• [Exercise instructions]:
In the entries below, find the line with "Reproduce this chart" and the line with "yield_strain = 0.25", then retype both and everything between them exactly. Do not copy the pictures.

——————————

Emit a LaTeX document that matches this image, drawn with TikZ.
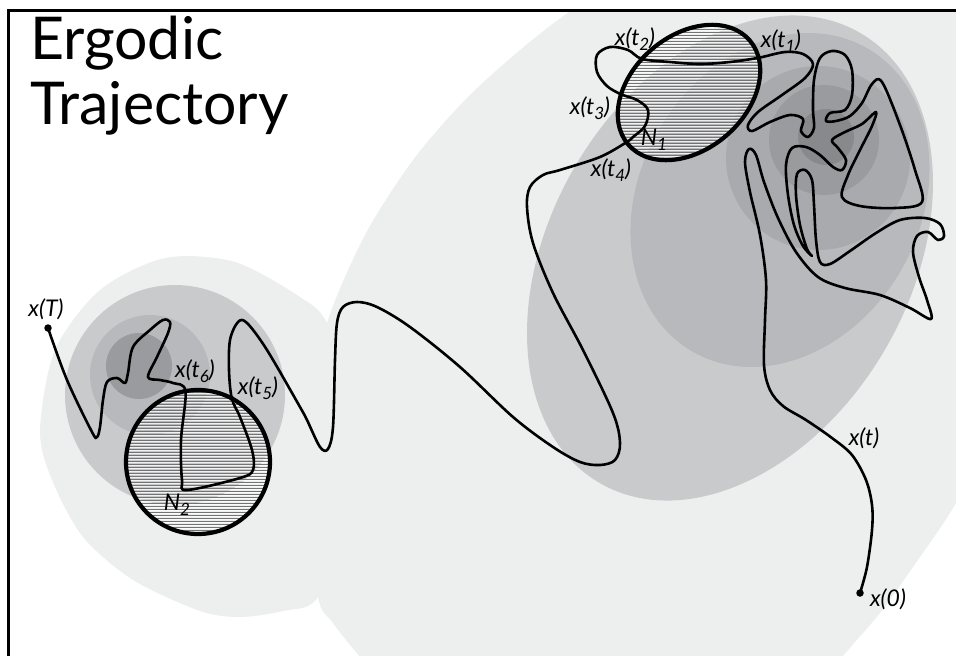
\documentclass[tikz,border=0pt]{standalone}
\usepackage{fontspec}
\setsansfont{Lato}
\usetikzlibrary{calc, positioning, shapes.geometric}
\definecolor{shadeA}{HTML}{EDEEEE}
\definecolor{shadeB}{HTML}{C9CACC}
\definecolor{shadeC}{HTML}{B8B9BC}
\definecolor{shadeD}{HTML}{A9AAAD}
\definecolor{shadeE}{HTML}{9A9B9E}
\definecolor{shadeF}{HTML}{88898C}
\newcommand{\lsub}[1]{\raisebox{-0.22em}{\fontsize{17}{17}\selectfont #1}}

\begin{document}
\begin{tikzpicture}[x=1pt, y=-1pt,
  traj/.style={line width=2.6pt, line join=round, line cap=round},
  nbhd/.style={draw, line width=4.2pt, inner sep=0pt, outer sep=0pt},
  lbl/.style={font=\sffamily\itshape\fontsize{23}{26}\selectfont, inner sep=0pt},
  bigdot/.style={circle, fill, inner sep=0pt, minimum size=7.5pt},
  smalldot/.style={circle, fill, inner sep=0pt, minimum size=5pt},
  hatchln/.style={black!55, line width=0.8pt},
  gapln/.style={white, opacity=.75, line width=1pt}]
\useasboundingbox (0,0) rectangle (956,656);

\begin{scope}
\clip (9,11) rectangle (956,656);
\fill[shadeA] plot[smooth cycle] coordinates {(318,597) (312,500) (315,400) (327,323) (365,235) (413,160) (465,100) (520,50) (575,8) (650,-35) (780,-60) (900,-30) (990,60) (1015,250) (990,430) (956,503) (913,567) (880,613) (843,656) (790,720) (620,760) (450,735) (390,690) (360,657) (333,623)};
\fill[shadeA] plot[smooth cycle] coordinates {(40,430) (55,350) (100,290) (165,258) (235,262) (300,297) (327,323) (350,400) (345,510) (318,597) (283,611) (240,617) (200,611) (133,580) (83,537) (52,480)};
\fill[shadeB, rotate around={-30:(730,258)}] (730,258) ellipse [x radius=180, y radius=260];
\fill[shadeC, rotate around={-30:(780,200)}] (780,200) ellipse [x radius=140, y radius=175];
\fill[shadeD] (818,158) circle [radius=92];
\fill[shadeE] (824,140) circle [radius=55];
\fill[shadeF] (826,137) circle [radius=28];
\fill[shadeB] (175,395) circle [radius=110];
\fill[shadeC] (150,375) circle [radius=60];
\fill[shadeE] (139,366) circle [radius=33];
\end{scope}

\begin{scope}
\clip[rotate around={40.5:(689,92.5)}] (689,92.5) ellipse [x radius=80, y radius=57];
\foreach \yy in {20,23,...,170} {
  \draw[hatchln] (600,\yy) -- (780,\yy);
  \draw[gapln] (600,\yy+1.5) -- (780,\yy+1.5);
}
\end{scope}
\begin{scope}
\clip (198,462) circle [radius=72];
\foreach \yy in {386,389,...,540} {
  \draw[hatchln] (120,\yy) -- (280,\yy);
  \draw[gapln] (120,\yy+1.5) -- (280,\yy+1.5);
}
\end{scope}

\node[nbhd, ellipse, minimum width=160pt, minimum height=114pt, rotate=40.5] (N1) at (689,92.5) {};
\node[nbhd, circle, minimum size=144pt] (N2) at (198,462) {};

\coordinate (xt1) at (N1.-14);
\coordinate (xt2) at (N1.104);
\coordinate (xt3) at (N1.141);
\coordinate (xt4) at (N1.178);
\coordinate (xt5) at (N2.62);
\coordinate (xt6) at (N2.100);
\coordinate (xo) at (860,593);
\coordinate (xT) at (48,328);

\draw[traj] plot[smooth, tension=0.55] coordinates {(xo) (867,567) (872,530) (872,505) (866,480) (852,455) (832,438) (806,420) (783,406) (770,390) (764,365) (765,320) (766,280) (760,235) (750,192) (745,162) (749,149) (756,155) (764,182) (778,218) (796,252) (818,277) (845,288) (880,295) (910,308) (931,319) (927,300) (919,277) (913,252) (917,236) (928,232) (938,240) (944,236) (940,224) (925,218) (900,220) (876,233) (850,251) (830,264) (820,262) (816,240) (814,205) (812,180) (805,170) (797,174) (796,195) (800,225) (807,249) (812,256) (803,246) (794,225) (788,195) (786,165) (792,148) (806,147) (820,155) (833,167) (842,170) (846,160) (838,148) (832,140) (845,132) (862,124) (876,112) (872,126) (860,150) (848,175) (842,197) (860,206) (895,208) (922,202) (915,170) (900,125) (882,82) (872,84) (862,103) (850,116) (836,121) (826,121) (830,113) (845,110) (852,95) (852,70) (845,55) (832,51) (820,58) (814,80) (813,110) (814,128) (808,137) (801,131) (803,119) (790,115) (770,122) (752,131) (748,125) (758,112) (782,95) (805,78) (813,64) (803,54) (785,52) (xt1) (730,62) (700,64) (670,62) (xt2) (628,50) (610,47) (597,55) (597,72) (607,86) (xt3) (637,100) (648,110) (645,126) (633,137) (xt4) (600,157) (560,170) (543,175) (530,187) (527,207) (533,243) (553,293) (583,350) (613,413) (620,443) (615,460) (600,465) (580,462) (553,447) (513,417) (460,367) (410,327) (377,307) (357,302) (343,307) (337,323) (335,360) (333,427) (328,449) (320,447) (307,420) (300,407) (267,350) (247,323) (238,322) (230,340) (229,370) (xt5) (240,417) (252,450) (253,470) (240,478) (187,490) (182,480) (181,440) (xt6) (173,383) (160,380) (148,377) (157,357) (168,333) (170,322) (163,320) (150,330) (133,347) (128,373) (125,383) (117,378) (107,382) (103,400) (100,427) (97,437) (92,432) (67,380) (xT)};

\node[bigdot] (dxo) at (xo) {};
\node[bigdot] (dxT) at (xT) {};
\node[smalldot] (d1) at (xt1) {};
\node[smalldot] (d2) at (xt2) {};
\node[smalldot] (d3) at (xt3) {};
\node[smalldot] (d4) at (xt4) {};
\node[smalldot] (d5) at (xt5) {};
\node[smalldot] (d6) at (xt6) {};

\node[lbl] (lxo) at (888,599) {x(0)};
\node[lbl] (lxt) at (864,438) {x(t)};
\node[lbl] (lxt1) at (781,41) {x(t\lsub{1})};
\node[lbl] (lxt2) at (635,39) {x(t\lsub{2})};
\node[lbl] (lxt3) at (590,108) {x(t\lsub{3})};
\node[lbl] (lxt4) at (611,170) {x(t\lsub{4})};
\node[lbl] (lN1) at (654,140) {N\lsub{1}};
\node[lbl] (lxT) at (46,309) {x(T)};
\node[lbl] (lxt6) at (195,371) {x(t\lsub{6})};
\node[lbl] (lxt5) at (258,388) {x(t\lsub{5})};
\node[lbl] (lN2) at (177,505) {N\lsub{2}};

\node[anchor=base west, inner sep=0pt, font=\sffamily\fontsize{59}{70}\selectfont] (ergo) at (30,59) {Ergodic};
\node[anchor=base west, inner sep=0pt, font=\sffamily\fontsize{59}{70}\selectfont] (traject) at (30,124) {Trajectory};

\draw[line width=3pt] (8.5,656) -- (8.5,10) -- (956,10);
\end{tikzpicture}
\end{document}
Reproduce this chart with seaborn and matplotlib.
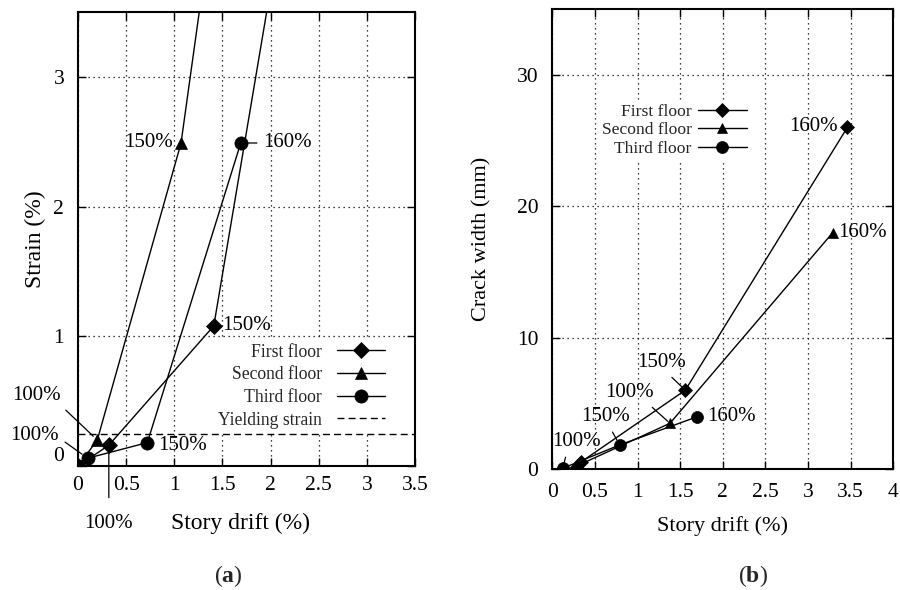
import matplotlib
matplotlib.use("Agg")
import matplotlib.pyplot as plt
import seaborn as sns

# ---- Panel (a): strain vs story drift ----
strain_drift_first = [0.0, 0.32, 1.41, 2.30]
strain_first = [0.0, 0.16, 1.08, 5.00]
strain_drift_second = [0.0, 0.20, 1.07, 1.54]
strain_second = [0.0, 0.20, 2.49, 5.00]
strain_drift_third = [0.0, 0.10, 0.72, 1.69]
strain_third = [0.0, 0.06, 0.18, 2.49]
yield_strain = 0.25

# ---- Panel (b): crack width vs story drift ----
crack_drift_first = [0.27, 0.34, 1.56, 3.46]
crack_first = [0.0, 0.55, 6.0, 26.0]
crack_drift_second = [0.27, 0.31, 1.38, 3.29]
crack_second = [0.0, 0.30, 3.48, 18.0]
crack_drift_third = [0.12, 0.79, 1.70]
crack_third = [0.05, 1.83, 3.98]

floor_names = ["First floor", "Second floor", "Third floor"]
yield_name = "Yielding strain"

xticks_a = [0, 0.5, 1, 1.5, 2, 2.5, 3, 3.5]
yticks_a = [0, 1, 2, 3]
xticks_b = [0, 0.5, 1, 1.5, 2, 2.5, 3, 3.5, 4]
yticks_b = [0, 10, 20, 30]

sns.set_theme(style="white")
plt.rcParams["font.family"] = ["Liberation Serif", "DejaVu Serif"]
plt.rcParams["mathtext.fontset"] = "custom"
plt.rcParams["mathtext.rm"] = "Liberation Serif"
plt.rcParams["mathtext.bf"] = "Liberation Serif:bold"

fig = plt.figure(figsize=(9, 5.9), dpi=100)
ax1 = fig.add_axes([0.0867, 0.2102, 0.3744, 0.7695])
ax2 = fig.add_axes([0.6137, 0.2051, 0.3789, 0.7792])


def style_axes(ax, xlim, ylim, xticks, yticks, xpad, ypad):
    ax.set_xlim(*xlim)
    ax.set_ylim(*ylim)
    ax.set_xticks(xticks)
    ax.set_yticks(yticks)
    ax.set_xticklabels([f"{t:g}" for t in xticks])
    ax.set_yticklabels([f"{t:g}" for t in yticks])
    ax.grid(True, color="black", linestyle=(0, (1, 3)), linewidth=0.9)
    ax.tick_params(direction="in", top=True, right=True, bottom=True, left=True,
                   length=6, width=1, colors="black", labelsize=15.5)
    ax.tick_params(axis="x", pad=xpad)
    ax.tick_params(axis="y", pad=ypad)
    for s in ax.spines.values():
        s.set_color("black")
        s.set_linewidth(1.5)
    ax.set_axisbelow(True)


def draw_series(ax, x, y, name, marker, ms):
    sns.lineplot(x=x, y=y, ax=ax, color="black", marker=marker, markersize=ms,
                 markeredgecolor="black", markeredgewidth=0.5, linewidth=1.0,
                 sort=False, estimator=None, label=name)


def note(ax, text, xy, offset, ha="center", va="center", leader=False,
         relpos=(0.5, 0.5), shrinkA=0, shrinkB=0):
    kw = {}
    if leader:
        kw["arrowprops"] = dict(arrowstyle="-", color="black", lw=0.9,
                                relpos=relpos, shrinkA=shrinkA, shrinkB=shrinkB)
    ax.annotate(text, xy=xy, xytext=offset, textcoords="offset points",
                ha=ha, va=va, fontsize=15, color="black",
                annotation_clip=False, **kw)


# ---------- (a) ----------
style_axes(ax1, (0, 3.5), (0, 3.5), xticks_a, yticks_a, xpad=7, ypad=10)
draw_series(ax1, strain_drift_first, strain_first, floor_names[0], "D", 7.8)
draw_series(ax1, strain_drift_second, strain_second, floor_names[1], "^", 8.5)
draw_series(ax1, strain_drift_third, strain_third, floor_names[2], "o", 9.5)
ax1.axhline(yield_strain, color="black", linestyle=(0, (5, 3)), linewidth=1.0,
            label=yield_name)
ax1.yaxis.get_major_ticks()[0].label1.set_verticalalignment("bottom")

ax1.legend(loc="center", bbox_to_anchor=(0.663, 0.176), markerfirst=False,
           frameon=True, fancybox=False, edgecolor="none", facecolor="white",
           framealpha=1, fontsize=12.7, handlelength=2.7, handletextpad=0.85,
           labelspacing=0.32, borderpad=0.2, borderaxespad=0)

note(ax1, "100%", (strain_drift_second[1], strain_second[1]), (-44, 32),
     leader=True, relpos=(1, 0), shrinkA=2, shrinkB=4)
note(ax1, "100%", (strain_drift_third[1], strain_third[1]), (-38.6, 16.4),
     leader=True, relpos=(1, 0.4), shrinkA=3, shrinkB=5)
note(ax1, "100%", (strain_drift_first[1], strain_first[1]), (0, -56),
     leader=True, relpos=(0.5, 1), shrinkA=9, shrinkB=3)
note(ax1, "150%", (strain_drift_second[2], strain_second[2]), (-5.8, 0), ha="right")
note(ax1, "160%", (strain_drift_third[3], strain_third[3]), (16, 0), ha="left",
     leader=True, relpos=(0, 0.5), shrinkA=2, shrinkB=5)
note(ax1, "150%", (strain_drift_first[2], strain_first[2]), (5.8, 0), ha="left")
note(ax1, "150%", (strain_drift_third[2], strain_third[2]), (7.7, -2.2), ha="left")

ax1.set_xlabel("Story drift (%)", fontsize=17, color="black")
ax1.xaxis.set_label_coords(0.481, -0.126)
ax1.xaxis.label.set_verticalalignment("center")
ax1.set_ylabel("Strain (%)", fontsize=17, color="black")
ax1.yaxis.set_label_coords(-0.1276, 0.5)
ax1.yaxis.label.set_verticalalignment("center")

# ---------- (b) ----------
style_axes(ax2, (0, 4), (0, 35), xticks_b, yticks_b, xpad=10, ypad=10)
draw_series(ax2, crack_drift_first, crack_first, floor_names[0], "D", 7.2)
draw_series(ax2, crack_drift_second, crack_second, floor_names[1], "^", 7.5)
draw_series(ax2, crack_drift_third, crack_third, floor_names[2], "o", 8.6)

ax2.legend(loc="center", bbox_to_anchor=(0.358, 0.737), markerfirst=False,
           frameon=True, fancybox=False, edgecolor="none", facecolor="white",
           framealpha=1, fontsize=12.6, handlelength=2.8, handletextpad=0.35,
           labelspacing=0.12, borderpad=0.2, borderaxespad=0)

note(ax2, "100%", (crack_drift_third[0], crack_third[0]), (9.7, 19.2),
     leader=True, relpos=(0.32, 0), shrinkA=2, shrinkB=4)
note(ax2, "150%", (crack_drift_third[1], crack_third[1]), (-9.9, 20.2),
     leader=True, relpos=(0.57, 0), shrinkA=2, shrinkB=4)
note(ax2, "100%", (crack_drift_second[2], crack_second[2]), (-29.5, 22),
     leader=True, relpos=(0.86, 0), shrinkA=2, shrinkB=2)
note(ax2, "150%", (crack_drift_first[2], crack_first[2]), (-17.1, 19.8),
     leader=True, relpos=(0.6, 0), shrinkA=2, shrinkB=3)
note(ax2, "160%", (crack_drift_third[2], crack_third[2]), (6.8, 0), ha="left")
note(ax2, "160%", (crack_drift_first[3], crack_first[3]), (-6.7, 1), ha="right")
note(ax2, "160%", (crack_drift_second[3], crack_second[3]), (4, 0), ha="left")

ax2.set_xlabel("Story drift (%)", fontsize=16, color="black")
ax2.xaxis.set_label_coords(0.5, -0.124)
ax2.xaxis.label.set_verticalalignment("center")
ax2.set_ylabel("Crack width (mm)", fontsize=16, color="black")
ax2.yaxis.set_label_coords(-0.207, 0.5)
ax2.yaxis.label.set_verticalalignment("center")

# Panel captions
fig.text(0.2533, 0.0237, r"($\mathbf{a}$)", ha="center", va="center", fontsize=17)
fig.text(0.8367, 0.0237, r"($\mathbf{b}$)", ha="center", va="center", fontsize=17)

fig.savefig("out.png", dpi=100, facecolor="white")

——————————

• [Solution]:
Reproduce this chart with seaborn and matplotlib.
import matplotlib
matplotlib.use("Agg")
import matplotlib.pyplot as plt
import seaborn as sns

# ---- Panel (a): strain vs story drift ----
strain_drift_first = [0.0, 0.32, 1.41, 2.30]
strain_first = [0.0, 0.16, 1.08, 5.00]
strain_drift_second = [0.0, 0.20, 1.07, 1.54]
strain_second = [0.0, 0.20, 2.49, 5.00]
strain_drift_third = [0.0, 0.10, 0.72, 1.69]
strain_third = [0.0, 0.06, 0.18, 2.49]
yield_strain = 0.25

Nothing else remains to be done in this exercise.